TASK DESCRIPTION -
Return verbatim everything from the first line through the line that contains "from bokeh.resources import INLINE", and stop there.

DATA LINES -
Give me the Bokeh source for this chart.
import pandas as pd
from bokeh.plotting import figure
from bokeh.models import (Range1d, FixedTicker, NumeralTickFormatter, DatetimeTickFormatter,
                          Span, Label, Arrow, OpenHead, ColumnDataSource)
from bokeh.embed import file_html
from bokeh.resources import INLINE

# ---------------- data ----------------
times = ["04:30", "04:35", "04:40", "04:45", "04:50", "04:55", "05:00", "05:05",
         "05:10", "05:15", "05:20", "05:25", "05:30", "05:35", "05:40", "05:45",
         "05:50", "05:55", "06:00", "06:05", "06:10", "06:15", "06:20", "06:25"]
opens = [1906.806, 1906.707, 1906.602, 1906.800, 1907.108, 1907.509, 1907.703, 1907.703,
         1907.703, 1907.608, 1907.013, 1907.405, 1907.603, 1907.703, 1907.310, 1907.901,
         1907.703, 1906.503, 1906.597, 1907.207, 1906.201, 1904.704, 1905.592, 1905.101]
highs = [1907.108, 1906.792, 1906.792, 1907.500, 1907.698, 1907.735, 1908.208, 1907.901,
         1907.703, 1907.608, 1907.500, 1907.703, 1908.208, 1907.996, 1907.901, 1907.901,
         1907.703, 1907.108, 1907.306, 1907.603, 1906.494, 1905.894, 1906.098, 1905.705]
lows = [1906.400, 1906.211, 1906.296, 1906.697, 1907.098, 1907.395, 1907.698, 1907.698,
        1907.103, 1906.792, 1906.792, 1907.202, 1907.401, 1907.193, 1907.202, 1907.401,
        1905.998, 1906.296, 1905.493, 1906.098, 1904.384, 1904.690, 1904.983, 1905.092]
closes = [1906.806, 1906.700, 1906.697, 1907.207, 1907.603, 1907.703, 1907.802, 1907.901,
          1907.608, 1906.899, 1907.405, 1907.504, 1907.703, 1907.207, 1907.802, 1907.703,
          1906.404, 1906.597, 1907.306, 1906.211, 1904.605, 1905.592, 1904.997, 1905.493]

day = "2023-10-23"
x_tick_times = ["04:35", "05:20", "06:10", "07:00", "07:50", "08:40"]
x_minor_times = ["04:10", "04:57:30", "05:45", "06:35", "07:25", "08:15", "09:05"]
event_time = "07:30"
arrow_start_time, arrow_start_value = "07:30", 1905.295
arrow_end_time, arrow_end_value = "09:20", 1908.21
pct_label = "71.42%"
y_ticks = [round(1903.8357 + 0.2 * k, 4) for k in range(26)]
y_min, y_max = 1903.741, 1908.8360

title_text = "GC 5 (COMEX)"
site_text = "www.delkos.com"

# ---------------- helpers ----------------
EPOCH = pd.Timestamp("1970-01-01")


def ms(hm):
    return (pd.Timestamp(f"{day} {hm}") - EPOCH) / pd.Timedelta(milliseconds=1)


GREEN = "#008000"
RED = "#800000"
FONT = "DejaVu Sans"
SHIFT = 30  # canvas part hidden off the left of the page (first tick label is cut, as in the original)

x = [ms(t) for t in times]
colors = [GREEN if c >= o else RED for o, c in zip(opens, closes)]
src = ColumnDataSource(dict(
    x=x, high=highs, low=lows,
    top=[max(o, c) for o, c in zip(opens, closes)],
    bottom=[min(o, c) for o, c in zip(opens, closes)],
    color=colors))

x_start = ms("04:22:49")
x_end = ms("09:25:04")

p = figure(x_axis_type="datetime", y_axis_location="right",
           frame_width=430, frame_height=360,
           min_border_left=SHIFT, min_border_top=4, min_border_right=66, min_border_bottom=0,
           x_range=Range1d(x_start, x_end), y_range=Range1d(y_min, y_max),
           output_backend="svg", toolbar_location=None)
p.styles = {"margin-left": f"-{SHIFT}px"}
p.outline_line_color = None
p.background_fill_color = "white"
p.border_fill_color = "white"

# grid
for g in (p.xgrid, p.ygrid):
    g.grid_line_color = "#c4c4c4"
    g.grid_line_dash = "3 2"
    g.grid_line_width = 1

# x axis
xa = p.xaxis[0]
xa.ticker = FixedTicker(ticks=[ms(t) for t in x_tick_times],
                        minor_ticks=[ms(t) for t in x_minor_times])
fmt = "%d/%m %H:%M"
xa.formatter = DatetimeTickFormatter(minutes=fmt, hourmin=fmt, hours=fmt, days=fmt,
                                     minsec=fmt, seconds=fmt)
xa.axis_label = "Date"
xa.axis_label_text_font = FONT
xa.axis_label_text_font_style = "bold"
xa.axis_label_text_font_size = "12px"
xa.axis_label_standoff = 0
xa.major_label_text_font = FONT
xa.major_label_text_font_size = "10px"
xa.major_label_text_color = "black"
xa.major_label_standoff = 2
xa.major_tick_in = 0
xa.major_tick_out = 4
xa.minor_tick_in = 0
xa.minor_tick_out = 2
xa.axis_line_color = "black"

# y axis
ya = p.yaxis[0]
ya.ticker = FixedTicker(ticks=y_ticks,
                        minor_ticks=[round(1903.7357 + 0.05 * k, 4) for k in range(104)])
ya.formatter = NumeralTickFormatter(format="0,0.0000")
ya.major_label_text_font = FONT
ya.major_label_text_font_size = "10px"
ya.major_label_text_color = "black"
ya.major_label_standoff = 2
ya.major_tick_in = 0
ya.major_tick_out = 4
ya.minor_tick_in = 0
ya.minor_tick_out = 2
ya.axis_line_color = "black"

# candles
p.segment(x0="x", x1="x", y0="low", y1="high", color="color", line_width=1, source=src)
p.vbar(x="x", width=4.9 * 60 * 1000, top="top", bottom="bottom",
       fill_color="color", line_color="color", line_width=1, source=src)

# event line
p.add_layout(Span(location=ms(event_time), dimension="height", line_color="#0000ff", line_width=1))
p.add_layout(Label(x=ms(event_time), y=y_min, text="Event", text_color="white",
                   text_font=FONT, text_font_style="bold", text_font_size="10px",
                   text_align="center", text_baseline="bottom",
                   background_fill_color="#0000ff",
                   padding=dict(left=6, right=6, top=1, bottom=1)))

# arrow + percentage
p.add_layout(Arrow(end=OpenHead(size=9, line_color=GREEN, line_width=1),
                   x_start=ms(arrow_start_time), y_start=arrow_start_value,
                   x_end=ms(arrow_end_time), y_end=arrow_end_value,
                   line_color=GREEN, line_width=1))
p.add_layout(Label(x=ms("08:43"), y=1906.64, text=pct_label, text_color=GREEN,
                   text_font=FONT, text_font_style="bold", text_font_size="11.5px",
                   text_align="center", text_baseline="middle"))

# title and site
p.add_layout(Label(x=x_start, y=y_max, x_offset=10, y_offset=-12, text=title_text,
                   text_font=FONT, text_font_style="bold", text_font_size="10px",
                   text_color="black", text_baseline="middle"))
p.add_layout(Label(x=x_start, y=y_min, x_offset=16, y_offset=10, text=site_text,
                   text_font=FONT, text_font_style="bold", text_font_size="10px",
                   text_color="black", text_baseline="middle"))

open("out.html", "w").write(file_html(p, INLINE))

EXERCISE OUTPUT -
Give me the Bokeh source for this chart.
import pandas as pd
from bokeh.plotting import figure
from bokeh.models import (Range1d, FixedTicker, NumeralTickFormatter, DatetimeTickFormatter,
                          Span, Label, Arrow, OpenHead, ColumnDataSource)
from bokeh.embed import file_html
from bokeh.resources import INLINE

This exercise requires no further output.